Somebody called him “Billy Whiskers” and the name stuck.
Two or three of
us were riding on the D, my oldest brother driving it, the others clinging to
the fenders. Billy was running along,
sometimes behind us, sometimes off to one side or the other of the
tractor. As we came to the northwest
corner, my brother turned the tractor. Billy
was standing in the millet where he would have been out of the way if we had
kept going north, but of course we couldn’t keep going north because that
millet was already down.
So he was standing right in line with the
mower when we turned east. The sickle
was invisible, being hidden by the standing millet in front of it and covered
up by the cut millet as it fell, so Billy didn’t see the danger.
Uncle Ricky
grabbed the D clutch and pulled. It almost
stopped, but a characterisitic of the old D was it didn’t stop on demand,
especially when it was lightly loaded, as it was with the mower. It made a final lurch, and Billy’s left hind
leg was gone.
Who was in a
greater state of shock, Billy or us?
Billy yelped, tried to jump up on the tractor with us. He couldn’t make it, and he was bleeding. I’m afraid we weren’t much comfort. Taking a
stray dog, even a loved pet, to the vet wasn’t a thing we even thought about.
Eventually, Billy
crept off, where, to die? We continued
on with the mowing. What else could we
do? The next morning, Billy surprised us
by showing up for breakfast as usual. We
thought for sure he would have bled to death.
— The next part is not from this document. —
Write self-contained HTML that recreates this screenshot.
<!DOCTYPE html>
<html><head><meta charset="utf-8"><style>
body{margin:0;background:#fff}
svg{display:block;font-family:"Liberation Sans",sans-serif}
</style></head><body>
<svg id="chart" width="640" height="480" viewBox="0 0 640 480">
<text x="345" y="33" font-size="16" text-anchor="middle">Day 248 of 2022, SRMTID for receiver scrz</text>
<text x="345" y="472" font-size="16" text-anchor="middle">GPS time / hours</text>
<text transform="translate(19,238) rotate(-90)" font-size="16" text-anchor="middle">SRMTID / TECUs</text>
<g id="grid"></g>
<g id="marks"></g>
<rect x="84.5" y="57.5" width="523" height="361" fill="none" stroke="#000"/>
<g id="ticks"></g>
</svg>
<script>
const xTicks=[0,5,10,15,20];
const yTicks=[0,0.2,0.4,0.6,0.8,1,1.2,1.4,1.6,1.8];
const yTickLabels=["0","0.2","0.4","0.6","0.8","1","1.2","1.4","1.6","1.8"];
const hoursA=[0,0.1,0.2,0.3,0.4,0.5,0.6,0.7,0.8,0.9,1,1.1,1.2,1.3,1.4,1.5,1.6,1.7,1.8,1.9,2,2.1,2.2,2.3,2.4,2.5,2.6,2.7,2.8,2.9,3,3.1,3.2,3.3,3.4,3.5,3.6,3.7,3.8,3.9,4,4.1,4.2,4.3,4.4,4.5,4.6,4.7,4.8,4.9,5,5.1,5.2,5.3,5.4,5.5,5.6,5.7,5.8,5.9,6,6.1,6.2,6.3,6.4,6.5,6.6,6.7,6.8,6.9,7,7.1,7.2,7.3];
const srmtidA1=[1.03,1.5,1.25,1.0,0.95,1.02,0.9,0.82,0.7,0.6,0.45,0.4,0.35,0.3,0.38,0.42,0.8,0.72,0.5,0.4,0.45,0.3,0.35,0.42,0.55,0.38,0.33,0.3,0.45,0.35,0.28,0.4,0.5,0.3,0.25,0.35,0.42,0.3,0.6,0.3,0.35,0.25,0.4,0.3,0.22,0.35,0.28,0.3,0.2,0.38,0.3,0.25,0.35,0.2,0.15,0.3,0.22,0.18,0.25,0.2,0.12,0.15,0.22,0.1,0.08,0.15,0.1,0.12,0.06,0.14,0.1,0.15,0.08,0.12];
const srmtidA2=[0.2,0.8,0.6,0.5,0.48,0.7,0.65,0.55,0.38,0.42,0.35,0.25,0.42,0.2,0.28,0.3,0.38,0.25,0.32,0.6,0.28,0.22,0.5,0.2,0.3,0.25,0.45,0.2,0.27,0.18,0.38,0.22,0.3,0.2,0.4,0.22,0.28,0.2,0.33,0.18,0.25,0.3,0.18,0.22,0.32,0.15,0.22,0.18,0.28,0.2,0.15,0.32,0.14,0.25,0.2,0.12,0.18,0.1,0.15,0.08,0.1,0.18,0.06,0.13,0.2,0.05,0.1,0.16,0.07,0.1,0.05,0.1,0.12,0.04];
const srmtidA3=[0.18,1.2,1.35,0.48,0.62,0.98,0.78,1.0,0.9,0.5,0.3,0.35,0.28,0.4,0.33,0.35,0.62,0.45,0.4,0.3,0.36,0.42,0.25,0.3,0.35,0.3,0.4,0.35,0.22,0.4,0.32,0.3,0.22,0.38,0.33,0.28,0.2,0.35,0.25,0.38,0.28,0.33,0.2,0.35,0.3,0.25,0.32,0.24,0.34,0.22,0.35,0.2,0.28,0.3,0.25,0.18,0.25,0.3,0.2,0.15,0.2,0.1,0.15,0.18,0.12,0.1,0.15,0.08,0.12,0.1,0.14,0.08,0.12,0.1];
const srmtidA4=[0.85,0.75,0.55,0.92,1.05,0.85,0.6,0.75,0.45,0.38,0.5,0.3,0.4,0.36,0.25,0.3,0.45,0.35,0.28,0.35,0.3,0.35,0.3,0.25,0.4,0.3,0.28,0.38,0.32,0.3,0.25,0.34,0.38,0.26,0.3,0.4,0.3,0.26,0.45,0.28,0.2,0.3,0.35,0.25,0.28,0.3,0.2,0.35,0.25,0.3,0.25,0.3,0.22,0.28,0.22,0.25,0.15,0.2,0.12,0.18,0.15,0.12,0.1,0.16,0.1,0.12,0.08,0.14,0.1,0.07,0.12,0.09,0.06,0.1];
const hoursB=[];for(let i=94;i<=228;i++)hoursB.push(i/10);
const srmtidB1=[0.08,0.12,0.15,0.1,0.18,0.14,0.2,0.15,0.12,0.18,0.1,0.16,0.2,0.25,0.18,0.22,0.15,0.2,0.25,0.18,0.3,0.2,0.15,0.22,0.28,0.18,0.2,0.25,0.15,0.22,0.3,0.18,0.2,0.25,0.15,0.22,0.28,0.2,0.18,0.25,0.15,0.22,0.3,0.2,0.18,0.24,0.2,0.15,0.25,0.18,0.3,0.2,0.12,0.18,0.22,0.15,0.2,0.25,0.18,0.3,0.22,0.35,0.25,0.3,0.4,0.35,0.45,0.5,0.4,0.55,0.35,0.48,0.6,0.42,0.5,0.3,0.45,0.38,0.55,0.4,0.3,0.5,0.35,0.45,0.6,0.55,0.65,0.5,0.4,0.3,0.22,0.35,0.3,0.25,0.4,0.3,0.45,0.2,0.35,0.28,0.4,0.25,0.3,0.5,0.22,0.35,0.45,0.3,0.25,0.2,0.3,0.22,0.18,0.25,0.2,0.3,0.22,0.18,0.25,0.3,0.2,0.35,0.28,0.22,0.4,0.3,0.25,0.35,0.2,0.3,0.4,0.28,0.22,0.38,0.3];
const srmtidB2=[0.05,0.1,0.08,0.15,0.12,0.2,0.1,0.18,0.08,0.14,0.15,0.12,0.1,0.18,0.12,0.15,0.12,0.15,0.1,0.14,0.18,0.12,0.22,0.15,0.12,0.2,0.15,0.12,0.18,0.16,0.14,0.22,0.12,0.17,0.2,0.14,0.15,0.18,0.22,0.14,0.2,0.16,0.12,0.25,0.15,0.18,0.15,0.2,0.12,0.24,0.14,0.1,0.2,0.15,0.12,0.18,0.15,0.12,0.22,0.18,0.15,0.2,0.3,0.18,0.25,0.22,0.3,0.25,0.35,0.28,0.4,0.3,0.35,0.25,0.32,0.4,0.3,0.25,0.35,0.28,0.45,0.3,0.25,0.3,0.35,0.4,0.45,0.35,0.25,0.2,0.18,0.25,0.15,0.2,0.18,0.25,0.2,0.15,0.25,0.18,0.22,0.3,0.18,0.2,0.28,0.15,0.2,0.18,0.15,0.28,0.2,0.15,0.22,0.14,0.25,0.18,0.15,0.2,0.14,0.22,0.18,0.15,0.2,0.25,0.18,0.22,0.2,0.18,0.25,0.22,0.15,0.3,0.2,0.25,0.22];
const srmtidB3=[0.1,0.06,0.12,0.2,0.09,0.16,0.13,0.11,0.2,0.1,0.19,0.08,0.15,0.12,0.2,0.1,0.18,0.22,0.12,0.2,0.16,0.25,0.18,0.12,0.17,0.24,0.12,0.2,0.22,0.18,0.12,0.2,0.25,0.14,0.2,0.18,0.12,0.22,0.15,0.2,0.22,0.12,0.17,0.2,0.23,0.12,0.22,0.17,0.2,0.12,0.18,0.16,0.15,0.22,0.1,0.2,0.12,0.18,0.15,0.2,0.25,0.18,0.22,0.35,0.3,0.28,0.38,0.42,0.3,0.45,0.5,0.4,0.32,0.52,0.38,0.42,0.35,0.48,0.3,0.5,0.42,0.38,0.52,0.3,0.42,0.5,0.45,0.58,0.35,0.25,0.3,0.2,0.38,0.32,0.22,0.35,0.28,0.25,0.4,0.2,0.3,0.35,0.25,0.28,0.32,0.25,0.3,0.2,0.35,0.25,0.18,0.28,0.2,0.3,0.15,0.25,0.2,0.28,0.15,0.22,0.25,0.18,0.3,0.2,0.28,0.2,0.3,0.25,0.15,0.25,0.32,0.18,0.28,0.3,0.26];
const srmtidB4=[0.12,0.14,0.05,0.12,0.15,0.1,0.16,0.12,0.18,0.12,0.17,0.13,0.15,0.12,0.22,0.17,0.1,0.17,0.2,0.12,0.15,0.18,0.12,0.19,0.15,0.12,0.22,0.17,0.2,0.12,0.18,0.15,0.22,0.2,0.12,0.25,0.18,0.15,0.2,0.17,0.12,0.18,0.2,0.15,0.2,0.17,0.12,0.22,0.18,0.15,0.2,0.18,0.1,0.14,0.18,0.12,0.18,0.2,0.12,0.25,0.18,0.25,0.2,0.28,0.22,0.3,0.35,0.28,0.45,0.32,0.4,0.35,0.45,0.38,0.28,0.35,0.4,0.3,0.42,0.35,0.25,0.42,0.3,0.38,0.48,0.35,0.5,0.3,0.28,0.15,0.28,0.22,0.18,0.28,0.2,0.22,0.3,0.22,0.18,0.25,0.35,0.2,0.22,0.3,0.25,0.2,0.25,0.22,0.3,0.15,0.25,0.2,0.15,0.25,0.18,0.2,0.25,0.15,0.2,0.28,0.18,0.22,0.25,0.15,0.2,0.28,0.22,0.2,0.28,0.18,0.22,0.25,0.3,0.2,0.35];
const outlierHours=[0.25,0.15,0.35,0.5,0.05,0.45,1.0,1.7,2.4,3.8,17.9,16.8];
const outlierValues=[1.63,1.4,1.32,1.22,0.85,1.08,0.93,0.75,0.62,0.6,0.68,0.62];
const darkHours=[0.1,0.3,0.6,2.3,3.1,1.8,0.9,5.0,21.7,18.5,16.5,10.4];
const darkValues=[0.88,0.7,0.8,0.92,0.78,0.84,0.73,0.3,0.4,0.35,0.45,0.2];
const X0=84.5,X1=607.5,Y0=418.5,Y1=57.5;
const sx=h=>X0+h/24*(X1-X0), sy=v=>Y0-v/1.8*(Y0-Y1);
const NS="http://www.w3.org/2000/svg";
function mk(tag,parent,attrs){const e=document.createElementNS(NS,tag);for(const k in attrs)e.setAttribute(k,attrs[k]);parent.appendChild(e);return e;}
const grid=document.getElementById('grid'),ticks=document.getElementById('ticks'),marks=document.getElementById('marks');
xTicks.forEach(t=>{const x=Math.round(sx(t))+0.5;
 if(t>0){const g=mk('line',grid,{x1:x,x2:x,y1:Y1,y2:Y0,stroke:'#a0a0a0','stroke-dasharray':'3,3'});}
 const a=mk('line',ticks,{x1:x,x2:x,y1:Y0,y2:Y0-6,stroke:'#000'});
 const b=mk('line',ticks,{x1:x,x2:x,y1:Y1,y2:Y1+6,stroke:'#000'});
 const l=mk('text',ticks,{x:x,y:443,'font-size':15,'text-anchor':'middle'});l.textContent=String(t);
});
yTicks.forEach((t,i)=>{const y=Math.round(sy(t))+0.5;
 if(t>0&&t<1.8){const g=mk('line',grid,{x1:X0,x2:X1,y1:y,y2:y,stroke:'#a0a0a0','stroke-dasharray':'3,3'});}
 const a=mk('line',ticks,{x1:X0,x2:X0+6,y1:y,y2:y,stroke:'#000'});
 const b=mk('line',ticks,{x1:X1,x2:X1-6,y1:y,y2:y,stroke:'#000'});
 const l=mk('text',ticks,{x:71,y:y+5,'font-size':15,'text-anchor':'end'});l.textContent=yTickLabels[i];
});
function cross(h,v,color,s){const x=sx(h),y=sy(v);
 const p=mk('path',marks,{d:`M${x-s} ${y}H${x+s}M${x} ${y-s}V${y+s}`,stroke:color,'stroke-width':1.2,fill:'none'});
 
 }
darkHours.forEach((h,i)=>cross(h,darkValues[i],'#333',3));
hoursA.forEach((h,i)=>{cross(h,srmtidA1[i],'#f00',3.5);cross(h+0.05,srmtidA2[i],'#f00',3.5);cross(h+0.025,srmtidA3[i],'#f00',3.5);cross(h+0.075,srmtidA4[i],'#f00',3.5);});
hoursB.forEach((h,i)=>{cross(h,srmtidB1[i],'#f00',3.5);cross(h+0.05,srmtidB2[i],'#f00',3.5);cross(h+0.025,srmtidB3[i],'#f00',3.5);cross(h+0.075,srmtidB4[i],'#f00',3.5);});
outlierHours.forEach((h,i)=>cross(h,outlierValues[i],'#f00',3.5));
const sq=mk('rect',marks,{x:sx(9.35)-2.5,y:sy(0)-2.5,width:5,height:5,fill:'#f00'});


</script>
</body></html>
But he was the same old Billy, only now he was a three-legged dog. How long he lived after that, I can’t say for
sure, only it seemed like quite a few years that we had a three-legged dog.
The hay business
came to an end in 1972 when Dad had a heart attack. He was advised that the strain of caring for
cattle during the cold winter could be fatal.
In a way, he was relieved by that advice, since dealing with cattle was
never his favorite occupation. He became
a wheat-only farmer.
For the last 40
years, the pasture has been rented by the same neighbors, and any hay that has
been made in those 40 years has been put up by neighbors on shares. Our share got sold and hauled by the buyer.